Myanmar's shadow govt official tells Asean to stop Hun Sen's visit

In a file photo taken on Dec 7, 2021, Myanmar's military-appointed Foreign Minister Wunna Maung Lwin (left) meets Cambodian Prime Minister Hun Sen in Phnom Penh. PHOTO: REUTERS

BANGKOK - A member of Myanmar's shadow government called on Asean member states to stop Cambodian Prime Minister Hun Sen from visiting Naypyitaw on Friday (Jan 7), as critics warned that his direct negotiation with the junta may do the bloc irreparable harm.

"We want the other founding members to stand up and say something and to deter Mr Hun Sen from this reckless initiative against the will of the people of Myanmar," said Mr Bo Hla Tint, the Myanmar National Unity Government's envoy to Asean, at a press conference on Thursday organised by the Asean Parliamentarians for Human Rights.

Accompanied by Cambodian Foreign Minister Prak Sokhonn, Mr Hun Sen will visit Myanmar in what he calls an effort to stop the country from descending into civil war.

Cambodia is chairing Asean this year under the 10-nation bloc's rotating arrangement.

Mr Hun Sen will be meeting junta leader Min Aung Hlaing, who seized power on Feb 1 last year but is still struggling to subdue resistance to his unpopular coup.

While the junta has pledged to hold fresh elections in 2023, it has detained more than 400 members of the deposed National League for Democracy party, including its leader Aung San Suu Kyi.

Armed insurgent groups have sprung up in response to the violence, which according to human rights groups have left more than 1,400 people dead.

The military has in turn unleashed scorched earth tactics in opposition strongholds, driving tens of thousands of people from their homes.

In a widely condemned incident last week, more than 35 people were torched in the eastern state of Kayah.

While it was not clear if they had been burned alive, victims were bound, and had puncture wounds on their bodies.

During the press conference, speakers cast doubt over the concessions that Mr Hun Sen might be able to extract from Senior General Min Aung Hlaing, while stressing that this high-level visit would confer undue legitimacy to the junta.

Chulalongkorn University political scientist Thitinan Pongsudhirak warned that the damage to Asean's credibility may be irreparable.

"The point is not engage with the SAC and have Min Aung Hlaing set the conditions, but it's the other way around," he said, referring to the junta's self-declared name of State Administration Council.

"So Hun Sen is playing a very dangerous game here at Asean's expense. He thinks he can probably have concessions, but those concessions will not amount to very much."

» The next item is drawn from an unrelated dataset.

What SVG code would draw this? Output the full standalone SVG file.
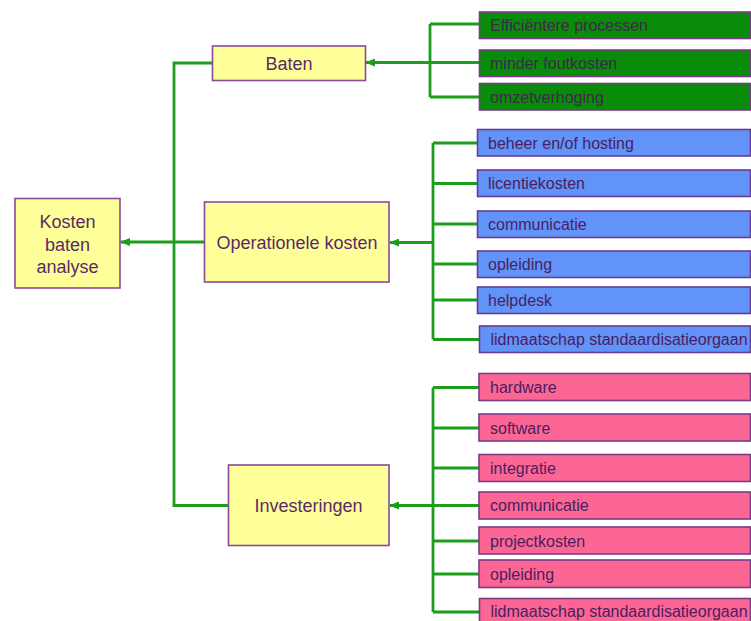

In what is likely linked to local unhappiness over Mr Hun Sen's visit, two bombs exploded near the Cambodian embassy in Yangon on Dec 31.

While the Cambodian leader has said he would not venture beyond the parameters of the Five-Point Consensus that Asean hammered out last April, he did not set any preconditions for his trip.

The road map was sealed during a special meeting of Asean leaders that also involved Gen Min Aung Hlaing.

It called for an immediate cessation of violence, humanitarian aid to Myanmar and constructive dialogue among all parties that a special Asean envoy would help facilitate. It also agreed that the envoy would visit Myanmar to meet all stakeholders concerned.

The junta later said it would consider Asean's "suggestions" if stability returned to Myanmar. Asean, which abides by a principle of non-interference, has made little progress since then.

Last year's special Asean envoy, Brunei Second Foreign Minister Erywan Yusof, did not visit Myanmar because the junta would not grant him access to detained civilian leaders such as Ms Suu Kyi.

Brunei, which chaired Asean last year, then invited only a "non-political representative" from Myanmar to attend Asean leaders' summits.

As a result, Myanmar was not represented in three high-level regional meetings last year.

Cambodia has indicated that it is keen for all 10 Asean members to be fully represented again.

It has appointed Mr Prak Sokhonn as the new Asean envoy on Myanmar. He promised on Monday to "not decide on behalf of Myanmar people" but rather facilitate the whole political process.

Indonesian President Joko Widodo, after speaking to Mr Hun Sen in a phone call on Tuesday, tweeted that Myanmar should only be represented at a "non-political level at Asean meetings" if there is "no significant progress" on the implementation of the Five-Point Consensus.